I think the OP's method of basing reward on threat level and town pop is as good as any, and quite quick to calculate. It also makes the DM consider how many people are living in this particular town, which is also useful when thinking about guard numbers, item availability, # of spell casters, and so on.

For me personally, I prefer a low gold approach. I think it is important to keep players hungry for gold in an adventurer style game (as opposed to "heroic" game). At low level the adventurers use their gold for fire pots, healing potions, cold iron swords, etc, then at higher levels they are paying for Keeps, Wizard Tower maintenance, standing army costs, etc. The moment the adventurers have way too much is the moment they retire.

Our games often only span about 10 or 12 levels (for whatever reason). Based on that expectation, my rough guide to gold is that monster "carry loot" should be up less than 100 gp most of the time (for a whole group, not just one monster), and "lair" treasure less than 1000 gp, up until about 6th level, or halfway through the campaign.

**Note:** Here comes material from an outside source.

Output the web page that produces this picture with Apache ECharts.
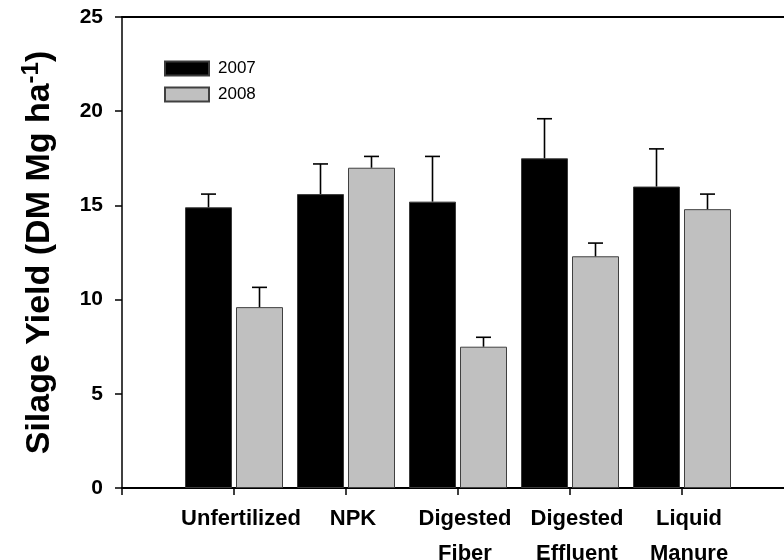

In the second half of the campaign, Carry loot might double, and Lair treasure up to a 1,000-5,000, maaaybe up to 10,000 by the very end stages of the game. I dont ever think hundreds of thousands of gold is appropriate, or if it is, you have reached the end of the campaign life cycle, and the adventurers retire.

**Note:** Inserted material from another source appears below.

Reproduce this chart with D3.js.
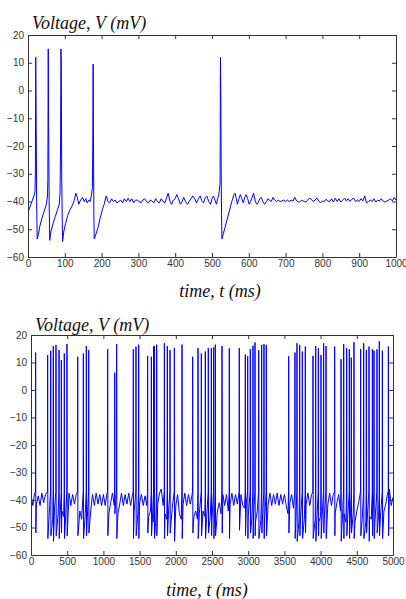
<!DOCTYPE html>
<html>
<head>
<meta charset="utf-8">
<script src="https://cdn.jsdelivr.net/npm/d3@7"></script>
<style>
  body { margin: 0; background: #fff; }
  .tick text { font-family: "Liberation Sans", Arial, sans-serif; font-size: 10px; fill: #333; }
  .tick line, .domain { stroke: #333; }
  .title { font-family: "Liberation Serif", "Times New Roman", serif; font-style: italic; font-size: 18px; fill: #111; }
</style>
</head>
<body>
<div id="chart"></div>
<script>
// Top trace, 0-1000 ms (time, voltage)
const topT = [0,4,8,12,16,19,20,21,22,23.5,25,28,32,38,44,50,53,54,55,56,57.5,59,62,68,74,80,85,87,88.5,89.5,90.5,91.5,93,94,97,102,108,114,120,126,130,134,138,143,148,153,157,161,165,169,172,175,176,177,178,179,180,184,190,196,202,207,211,213,217,222,227,232,237,242,247,252,257,262,267,272,277,282,287,292,297,302,307,312,317,322,327,332,337,342,347,352,357,362,367,372,377,381,386,390,395,400,404,409,414,419,423,428,433,438,443,448,453,458,463,468,473,477,482,486,491,496,500,504,508,512,515,518,520,522,523,524,525,526,527,530,535,540,545,550,555,560,563,566,569,573,577,581,585,589,593,597,601,605,609,613,617,621,625,630,634,638,643,648,652,656,661,666,670,675,680,685,690,695,700,705,710,715,720,725,730,735,740,745,750,755,760,765,770,775,780,785,790,795,800,805,810,815,820,825,830,835,840,845,850,855,860,865,870,875,880,885,890,895,900,905,910,915,920,925,930,935,940,945,950,955,960,965,970,975,980,985,990,995,1000];
const topV = [-44,-42.5,-41,-39.5,-38,-36.5,-30,12,-8,-40,-53.5,-52,-49,-46,-43.5,-41,-38,-32,15,-12,-40,-54,-51,-48,-45.5,-43,-41,-37,-20,15,10,-30,-46,-54.5,-51,-48,-45,-43,-41.5,-39.5,-37,-38.5,-41,-39.5,-38.5,-40,-39,-40.5,-39.5,-40,-38,-35,-20,9.5,-20,-45,-53.5,-52,-49.5,-46,-43,-41,-38.5,-38,-40,-40.5,-39,-40,-39.5,-40.5,-40,-39.5,-40.5,-39,-40,-38.8,-40,-39,-40.5,-39.5,-39.5,-40,-40.5,-39.5,-39,-40,-40.5,-39.5,-39.8,-40.5,-39,-40,-40.5,-39,-40,-40.5,-38.5,-37,-40,-41,-39.5,-39,-37.5,-39,-41,-40,-38.5,-40,-41,-40,-39,-38,-39,-40.5,-39,-38,-40,-40.5,-38.5,-38,-40,-41,-39,-38,-39.5,-41,-39,-38,-36,-33,12,-2,-30,-45,-53.5,-52,-49.5,-47,-44.5,-42,-39.5,-37.5,-37,-39,-41,-39,-37.5,-39,-40.5,-38.5,-37.5,-39,-41,-40,-38.5,-37,-39.5,-41,-40.5,-39,-38.5,-40,-41,-40,-39,-39.5,-40,-38.5,-39.5,-40,-39.5,-40,-39.8,-39.5,-40,-39.5,-40,-39.5,-39.8,-38.5,-39.8,-40.2,-40,-39.5,-40,-40.2,-39.5,-38.8,-39.2,-40,-39.5,-38.8,-39.8,-40.5,-39.8,-40,-39.2,-39.8,-40,-39,-40.2,-38.8,-40,-39,-40.2,-39.5,-38.8,-39.8,-39,-40,-39.2,-38.8,-40,-39.5,-40,-39,-39.8,-38,-40.5,-40,-39.5,-40,-39,-40.2,-39.5,-39.8,-39,-39.8,-40.2,-39.8,-39.5,-39,-39.8,-38.5,-39.5];

// Bottom trace, 0-5000 ms: spikes (time, peak, trough) and resting level every 25 ms
const spikeT = [64,230,272,308,345,387,419,460,497,645,723,764,797,1059,1156,1183,1413,1450,1487,1611,1662,1694,1703,1736,1842,1883,1920,1980,2086,2233,2307,2353,2408,2449,2491,2523,2546,2638,2739,2877,2960,2993,3029,3066,3094,3145,3186,3218,3250,3559,3646,3674,3711,3748,3789,3895,3932,3969,4006,4042,4075,4194,4282,4319,4360,4397,4424,4461,4553,4595,4632,4669,4715,4738,4779,4811,4853,4936];
const spikePeak = [13.6,12.7,14.3,16,16.4,14.5,10.9,13.3,16.7,12.1,13.3,16,14.5,14.8,6.3,16.7,14.8,15.8,16.5,12.4,12.1,15.8,16,16.5,17,16,14.5,15.2,16.5,12.1,15.2,13.3,14,15.2,15.2,15.5,16.5,16,15.2,15.2,12.9,12.3,14.9,16.1,17.3,14.5,16.4,16.7,16.4,12.3,13.6,17,16.4,14,15.8,12.4,16,15.2,12.7,17,16,15.8,11.2,16.7,15.2,14.8,11.8,17.4,14.9,17,14.5,15.8,14.8,14.3,14.8,17.7,14.3,15.8];
const spikeTrough = [-52,-54,-53,-55,-53,-54,-52,-54,-53,-53,
  -54,-53,-52,-53,-45,-54,-54,-53,-54,-52,
  -53,-48,-54,-53,-54,-53,-52,-55,-54,-52,
  -54,-53,-54,-52,-53,-54,-53,-52,-54,-51,
  -53,-54,-52,-54,-53,-54,-52,-54,-53,-52,
  -54,-55,-53,-54,-52,-54,-55,-53,-54,-52,
  -54,-53,-55,-54,-53,-54,-52,-54,-53,-54,
  -52,-55,-53,-54,-52,-53,-54,-53];
const restStep = 25;
const restV = [
  -38,-42,-37.5,-41.5,-38.5,-42,-37.5,-41,-38,-42,-46,-44,-47,-43,-48,-45,-47,-44,-46,-48,
  -41.5,-37.5,-42,-38,-41.5,-38,-41,-44,-47,-42,-45,-48,-46,-44,-38,-42,-37.5,-41.5,-38,-42,
  -38,-42,-37.5,-45,-41,-37.5,-42,-38,-45,-41.5,-37.5,-42,-38,-41.5,-37.5,-42,-38.5,-44,-47,-45,
  -41,-38,-42,-38.5,-42,-46,-44,-48,-45,-47,-41.5,-37.5,-36,-42,-45,-47,-44,-46,-43,-48,
  -42,-38,-45,-47,-41.5,-37.5,-42,-38,-41.5,-38,-46,-44,-47,-45,-48,-44,-46,-47,-45,-46,
  -47,-45,-48,-44,-41,-45,-38,-42,-38,-44,-41.5,-37.5,-42,-38,-41.5,-44,-38,-42,-43,-41,
  -46,-44,-47,-45,-48,-44,-46,-47,-45,-48,-44,-41.5,-37.5,-42,-38,-41.5,-37.5,-42,-38,-41.5,
  -38,-42,-45,-41,-38,-43,-47,-45,-48,-46,-44,-47,-41.5,-37.5,-42,-38,-45,-47,-46,-48,
  -46,-44,-47,-45,-41.5,-37.5,-42,-38,-45,-41,-38,-44,-47,-45,-48,-46,-44,-47,-45,-48,
  -44,-41,-46,-47,-45,-48,-44,-46,-47,-45,-48,-44,-46,-47,-45,-44,-41.5,-37.5,-36,-42,
  -39];

const yTicks = [-60,-50,-40,-30,-20,-10,0,10,20];
const topXTicks = [0,100,200,300,400,500,600,700,800,900,1000];
const bottomXTicks = [0,500,1000,1500,2000,2500,3000,3500,4000,4500,5000];

const svg = d3.select("#chart")
    .append("svg")
    .attr("width", 406)
    .attr("height", 599);

// Build the bottom trace from the rest samples and the spike events
const bottomData = [];
restV.forEach((v, i) => {
    const t = i * restStep;
    if (!spikeT.some(s => Math.abs(s - t) < 6)) bottomData.push([t, v]);
});
spikeT.forEach((s, i) => {
    bottomData.push([s - 2, -37]);
    bottomData.push([s, spikePeak[i]]);
    bottomData.push([s + 3, spikeTrough[i]]);
});
bottomData.sort((a, b) => a[0] - b[0]);

const topData = topT.map((t, i) => [t, topV[i]]);

function panel(id, box, xMax, xTicks, data, titleY, xlabelX, xlabelY) {
    const x = d3.scaleLinear().domain([0, xMax]).range([box.left, box.right]);
    const y = d3.scaleLinear().domain([-60, 20]).range([box.bottom, box.top]);

    svg.append("clipPath").attr("id", id)
        .append("rect")
        .attr("x", box.left).attr("y", box.top)
        .attr("width", box.right - box.left).attr("height", box.bottom - box.top);

    svg.append("path")
        .datum(data)
        .attr("clip-path", `url(#${id})`)
        .attr("fill", "none")
        .attr("stroke", "#0000ff")
        .attr("stroke-width", 1)
        .attr("d", d3.line().x(d => x(d[0])).y(d => y(d[1])));

    // Axes with inward ticks on all four sides
    svg.append("g")
        .attr("transform", `translate(0,${box.bottom})`)
        .call(d3.axisBottom(x).tickValues(xTicks).tickFormat(d3.format("d")).tickSizeInner(-4).tickSizeOuter(0).tickPadding(3));
    svg.append("g")
        .attr("transform", `translate(0,${box.top})`)
        .call(d3.axisTop(x).tickValues(xTicks).tickFormat("").tickSizeInner(-4).tickSizeOuter(0));
    svg.append("g")
        .attr("transform", `translate(${box.left},0)`)
        .call(d3.axisLeft(y).tickValues(yTicks).tickFormat(d3.format("d")).tickSizeInner(-4).tickSizeOuter(0).tickPadding(4));
    svg.append("g")
        .attr("transform", `translate(${box.right},0)`)
        .call(d3.axisRight(y).tickValues(yTicks).tickFormat("").tickSizeInner(-4).tickSizeOuter(0));

    svg.append("text").attr("class", "title")
        .attr("x", box.left + 4).attr("y", titleY)
        .text("Voltage, V (mV)");
    svg.append("text").attr("class", "title")
        .attr("x", xlabelX).attr("y", xlabelY)
        .attr("text-anchor", "middle")
        .text("time, t (ms)");
}

panel("clipTop", { left: 28, right: 396, top: 35, bottom: 257 }, 1000, topXTicks, topData, 29, 220, 297);
panel("clipBottom", { left: 31, right: 393, top: 335, bottom: 555 }, 5000, bottomXTicks, bottomData, 331, 207, 596);
</script>
</body>
</html>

Perhaps this is too stingy. I'm not sure. But I suspect it is better to err on the side of stingy than go monty haul and hand out too much $$
 

S'mon

Legend
Per capita GDP of 220gp/year looks high to me, I'd expect a much higher non-productive or dependent population (especially children) and most of the population at subsistence level, traditionally 1 sp/person/day - so a family of 5 needs 5 sp/day or 15gp/month. I use that as the 'small farm' baseline.

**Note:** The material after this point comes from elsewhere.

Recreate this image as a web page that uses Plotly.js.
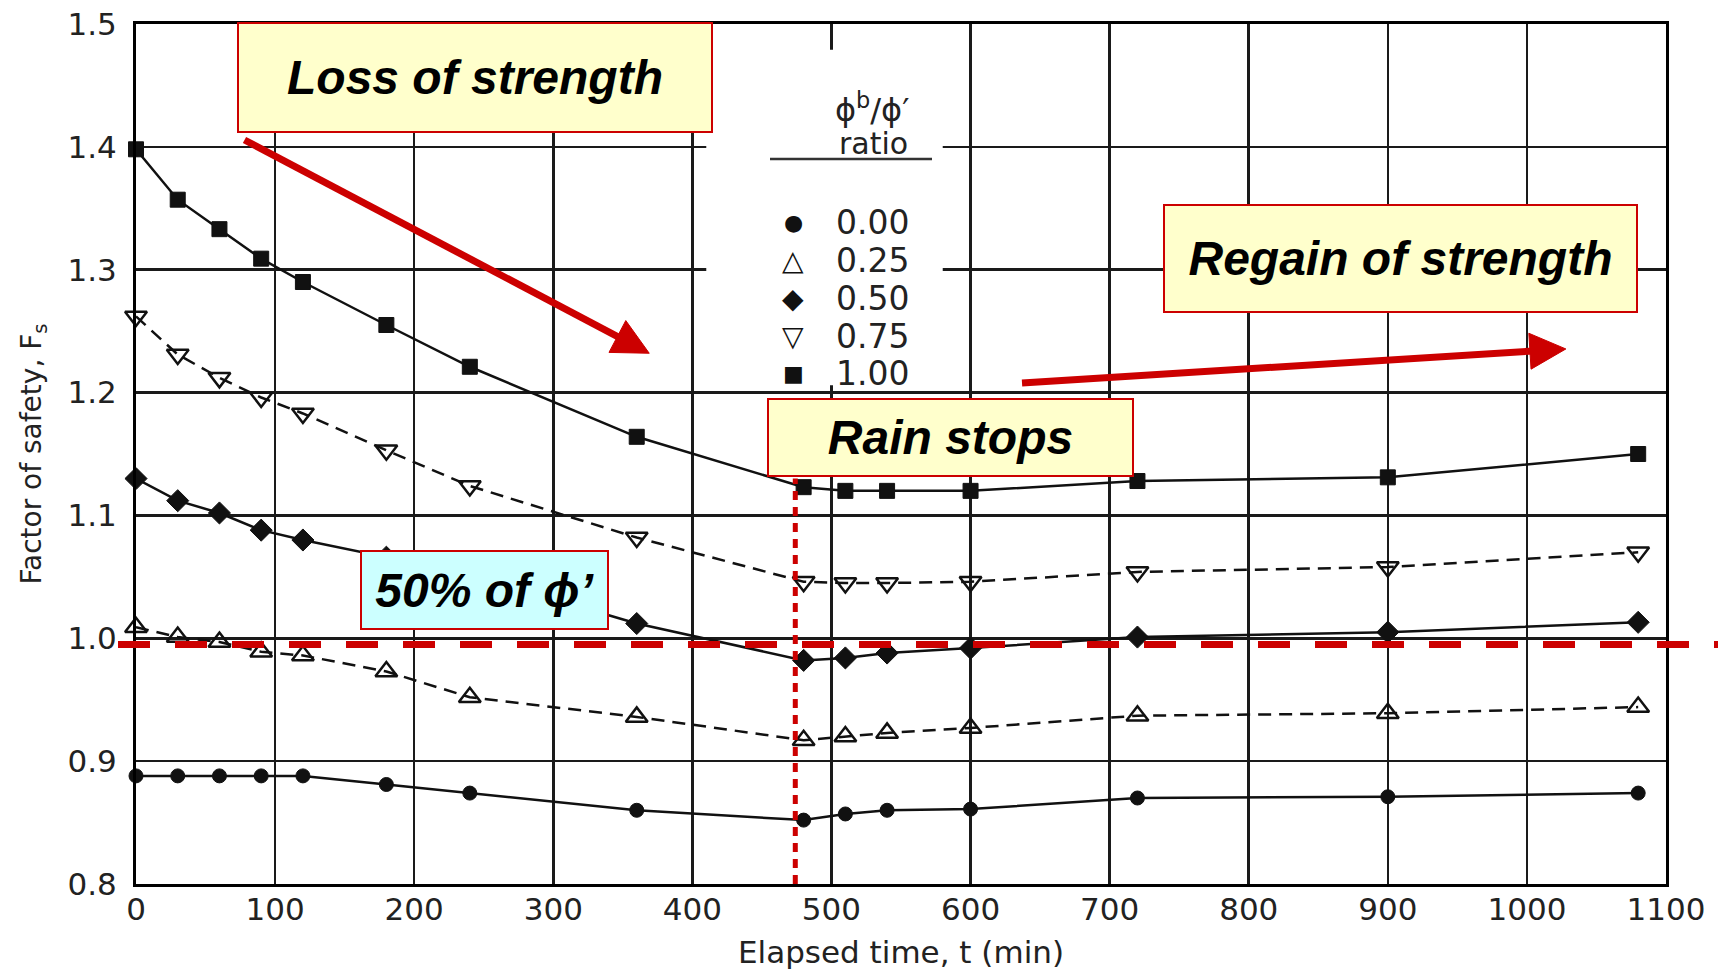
<!DOCTYPE html>
<html>
<head>
<meta charset="utf-8">
<script src="https://cdn.plot.ly/plotly-3.0.1.min.js"></script>
<style>html,body{margin:0;padding:0;background:#fff;}#chart{width:1732px;height:970px;}</style>
</head>
<body>
<div id="chart"></div>
<script>
// ---- data ----
const times = [0, 30, 60, 90, 120, 180, 240, 360, 480, 510, 540, 600, 720, 900, 1080];
const fs000 = [0.888, 0.888, 0.888, 0.888, 0.888, 0.881, 0.874, 0.860, 0.852, 0.857, 0.860, 0.861, 0.870, 0.871, 0.874];
const fs025 = [1.009, 1.001, 0.997, 0.989, 0.986, 0.973, 0.952, 0.936, 0.917, 0.920, 0.923, 0.927, 0.937, 0.939, 0.944];
const fs050 = [1.130, 1.112, 1.102, 1.088, 1.080, 1.066, 1.052, 1.012, 0.982, 0.984, 0.988, 0.992, 1.001, 1.005, 1.013];
const fs075 = [1.262, 1.231, 1.212, 1.196, 1.183, 1.153, 1.124, 1.082, 1.046, 1.045, 1.045, 1.046, 1.054, 1.058, 1.070];
const fs100 = [1.398, 1.357, 1.333, 1.309, 1.290, 1.255, 1.221, 1.164, 1.123, 1.120, 1.120, 1.120, 1.128, 1.131, 1.150];
const ratioLabels = ['0.00', '0.25', '0.50', '0.75', '1.00'];
const ratioSymbols = ['●', '△', '◆', '▽', '■'];
const xTicks = [0, 100, 200, 300, 400, 500, 600, 700, 800, 900, 1000, 1100];
const yTicks = [0.8, 0.9, 1.0, 1.1, 1.2, 1.3, 1.4, 1.5];
const halfFrictionFs = 0.995;   // red dashed line "50% of phi'"
const rainStopTime = 474;       // red dotted line "Rain stops"
// arrows: [tailTime, tailFs, tipTime, tipFs]
const lossArrow = [78, 1.4056, 369, 1.232];
const regainArrow = [637, 1.2078, 1028, 1.2355];

// ---- layout geometry ----
const W = 1732, H = 970;
const M = {l: 136, r: 66, t: 24, b: 86};
const PW = W - M.l - M.r, PH = H - M.t - M.b;
const xRange = [0, 1100], yRange = [0.8, 1.5];
const px = x => (x - M.l) / PW;                 // pixel -> paper
const py = y => (H - M.b - y) / PH;
const yp = v => (v - yRange[0]) / (yRange[1] - yRange[0]);
const dx2pix = x => M.l + (x - xRange[0]) / (xRange[1] - xRange[0]) * PW;   // data -> pixel
const dy2pix = y => M.t + (yRange[1] - y) / (yRange[1] - yRange[0]) * PH;

const FONT = 'Liberation Sans, Arial, sans-serif';
const AXFONT = 'DejaVu Sans, Liberation Sans, sans-serif';
const RED = '#cc0000';
const INK = '#111';

function series(y, symbol, size, dash, lw) {
  return {
    x: times, y: y, type: 'scatter', mode: 'lines+markers',
    line: {color: INK, width: 2.5, dash: dash},
    marker: {symbol: symbol, size: size, color: INK, line: {color: INK, width: lw}},
    showlegend: false, cliponaxis: false
  };
}

const data = [
  series(fs000, 'circle', 14, 'solid', 1),
  series(fs025, 'triangle-up-open', 19, '13px,8px', 2.5),
  series(fs050, 'diamond', 17, 'solid', 1),
  series(fs075, 'triangle-down-open', 19, '13px,8px', 2.5),
  series(fs100, 'square', 15, 'solid', 1)
];

function box(text, cx, cy, w, h, bg) {
  return {
    xref: 'paper', yref: 'paper', x: px(cx), y: py(cy), xanchor: 'center', yanchor: 'middle',
    text: text, showarrow: false, width: w - 4, height: h - 4, borderpad: 0,
    bgcolor: bg, bordercolor: RED, borderwidth: 2,
    font: {family: FONT, size: 48, color: '#000', weight: 'bold', style: 'italic'}
  };
}

const annotations = [
  box('Loss of strength', 475, 77.5, 476, 111, '#ffffcc'),
  box('Regain of strength', 1400.5, 258.5, 475, 109, '#ffffcc'),
  box('Rain stops', 950.5, 437.5, 367, 79, '#ffffcc'),
  box('50% of ϕ’', 484.5, 590, 249, 80, '#ccffff'),
  // legend header
  {xref: 'paper', yref: 'paper', x: px(872), y: py(108), xanchor: 'center', yanchor: 'middle', showarrow: false,
   text: 'ϕ<sup>b</sup>/ϕ′', font: {family: AXFONT, size: 32, color: '#222'}},
  {xref: 'paper', yref: 'paper', x: px(873), y: py(143), xanchor: 'center', yanchor: 'middle', showarrow: false,
   text: 'ratio', font: {family: AXFONT, size: 30, color: '#222'}}
];
const legendY = [223, 260, 298, 336, 373];
const legendSymSize = [22, 28, 28, 28, 22];
ratioLabels.forEach((lab, i) => {
  annotations.push({xref: 'paper', yref: 'paper', x: px(793), y: py(legendY[i]), xanchor: 'center', yanchor: 'middle',
    showarrow: false, text: ratioSymbols[i], font: {family: 'DejaVu Sans', size: legendSymSize[i], color: '#111'}});
  annotations.push({xref: 'paper', yref: 'paper', x: px(834), y: py(legendY[i]), xanchor: 'left', yanchor: 'middle',
    showarrow: false, text: lab, font: {family: AXFONT, size: 33, color: '#222'}});
});

// arrow drawn as shaft line + filled head (in pixel space, converted to paper)
function arrowShapes(a) {
  const sx = dx2pix(a[0]), sy = dy2pix(a[1]), tx = dx2pix(a[2]), ty = dy2pix(a[3]);
  const len = Math.hypot(tx - sx, ty - sy), ux = (tx - sx) / len, uy = (ty - sy) / len;
  const L = 36, hw = 18;
  const bx = tx - ux * L, by = ty - uy * L, nx = -uy, ny = ux;
  const p = (X, Y) => px(X).toFixed(5) + ',' + py(Y).toFixed(5);
  return [
    {type: 'line', xref: 'paper', yref: 'paper', x0: px(sx), y0: py(sy), x1: px(bx + ux * 4), y1: py(by + uy * 4),
     line: {color: RED, width: 7}, layer: 'above'},
    {type: 'path', xref: 'paper', yref: 'paper', layer: 'above', fillcolor: RED, line: {color: RED, width: 1},
     path: 'M' + p(tx, ty) + 'L' + p(bx + nx * hw, by + ny * hw) + 'L' + p(bx - nx * hw, by - ny * hw) + 'Z'}
  ];
}

const shapes = [
  // white patch behind legend (grid interrupted there)
  {type: 'rect', xref: 'x', yref: 'y', x0: 410, x1: 580, y0: 1.206, y1: 1.479, layer: 'between',
   fillcolor: '#fff', line: {width: 0}},
  // legend underline
  {type: 'line', xref: 'paper', yref: 'paper', x0: px(770), x1: px(932), y0: py(159), y1: py(159),
   line: {color: '#333', width: 2.5}, layer: 'above'},
  // red dashed 50% line
  {type: 'line', xref: 'paper', yref: 'paper', x0: px(118), x1: px(1718), y0: yp(halfFrictionFs), y1: yp(halfFrictionFs),
   line: {color: RED, width: 7, dash: '32px,25px'}, layer: 'above'},
  // red dotted rain-stop line
  {type: 'line', xref: 'x', yref: 'y', x0: rainStopTime, x1: rainStopTime, y0: 0.8, y1: 1.13,
   line: {color: RED, width: 5, dash: '9px,7px'}, layer: 'above'}
].concat(arrowShapes(lossArrow), arrowShapes(regainArrow));

const layout = {
  width: W, height: H,
  margin: M,
  paper_bgcolor: '#fff', plot_bgcolor: '#fff',
  showlegend: false,
  font: {family: AXFONT, color: '#222'},
  xaxis: {
    range: xRange, tickvals: xTicks, ticktext: xTicks.map(String),
    showgrid: true, gridcolor: '#1a1a1a', gridwidth: 2.5,
    showline: true, linecolor: '#000', linewidth: 3, mirror: true,
    zeroline: false, ticks: '', ticklabelstandoff: -4,
    tickfont: {family: AXFONT, size: 31, color: '#222'},
    title: {text: 'Elapsed time, t (min)', font: {family: AXFONT, size: 31, color: '#222'}, standoff: 22}
  },
  yaxis: {
    range: yRange, tickvals: yTicks, ticktext: yTicks.map(v => v.toFixed(1)),
    showgrid: true, gridcolor: '#1a1a1a', gridwidth: 2.5,
    showline: true, linecolor: '#000', linewidth: 3, mirror: true,
    zeroline: false, ticks: '', ticklabelstandoff: 10,
    tickfont: {family: AXFONT, size: 31, color: '#222'},
    title: {text: 'Factor of safety, F<sub>s</sub>', font: {family: AXFONT, size: 28, color: '#222'}, standoff: 18}
  },
  annotations: annotations,
  shapes: shapes
};

Plotly.newPlot('chart', data, layout, {staticPlot: true, displayModeBar: false});
</script>
</body>
</html>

20gp/person/year tax seems quite close to OD&D's tax rate of 10gp/person/year, and could be accounted for by inflation if subsistence is now 2 sp/day instead of 1 sp/day.

10% of GDP as tax cash income looks reasonable to me; the total value of GDP extracted in tax will normally be higher,but mostly not in cash and not available to pay adventurers (unless they accept bags of
flour as payment). :D
 

Ancalagon

Dusty Dragon
These are based off of lifestyles, right?
First, note that wealthy is 4gp per day, not 4 sp.

Second note that aristocratic is 10gp minimum, and can go way, way up from there.

That was a typo and it was fixed, thanks. I used a 4 gp value in my calculations. I also noted that the aristocratic value could be higher, but I also worried that my number of non taxpayers was too low, so I figured they would balance out...

Finally note that all these numbers are what people have left after they are taxed (ie - this is what they've got left to spend) and after they have bought things that are not lifestyle.

I will have to re-read the expenses section carefully to see if taxes are mentioned or not, but I was under the impression they were included. I'm not sure what you mean by "after they bought things that are not lifestyle"?

As for historical taxation? That's all over the place. The Romans levied 3% of wealth and land, but that was often levied against an entire community, not individuals.

Maybe an interesting reference is the Danegeld, an amount of money raised in order to pay off vikings. At it's high point, that came to 6/20ths of a pound of silver per year, per family. That comes out to 1.5 gp per year, per family according to phb prices for silver.

It seems reasonable to use that as a yardstick.

All over the place indeed. Interesting data

Apparently across the whole of Britain, a total of 82,500 pounds were collected and paid (or 412,500gp) for one year's danegild to one viking king. Which gives you an idea of what adventurers could be offered to save a fairly prosperous kingdom.

Is this using the same amount? that amounts to 284 000 families, ie probably about a million people. That is *far* less tax than what I had figured.
 

Al2O3

Explorer
I think Danegeld could be reasonable as to how much a community would pay to get rid of all the serious and dire threats for a year. The Danegeld was the tribute to avoid raids, not the total tax.
 

S'mon

Legend
England has no silver (or gold) mines, so there was a lot less silver & gold around in Dark Age Britain than the D&D norm, and silver/gold was worth more. D&D norm is closer to eg classical Athens with its Attic silver mines.
 

Saeviomagy

Adventurer
Is this using the same amount? that amounts to 284 000 families, ie probably about a million people. That is *far* less tax than what I had figured.

That's the figure from above, with 10,500 pounds of silver added in as an extra payment from London.

As has been said, this was exclusively the amount of money paid to the Viking king to avoid raids for the year, so it's a reasonable point of comparison for "avoid all notable external threats for a year".

I think the thing to be remembered is that people in general were living much much closer to subsistence, so the idea that most people could afford to pay 30% or more in taxes would be ludicrous.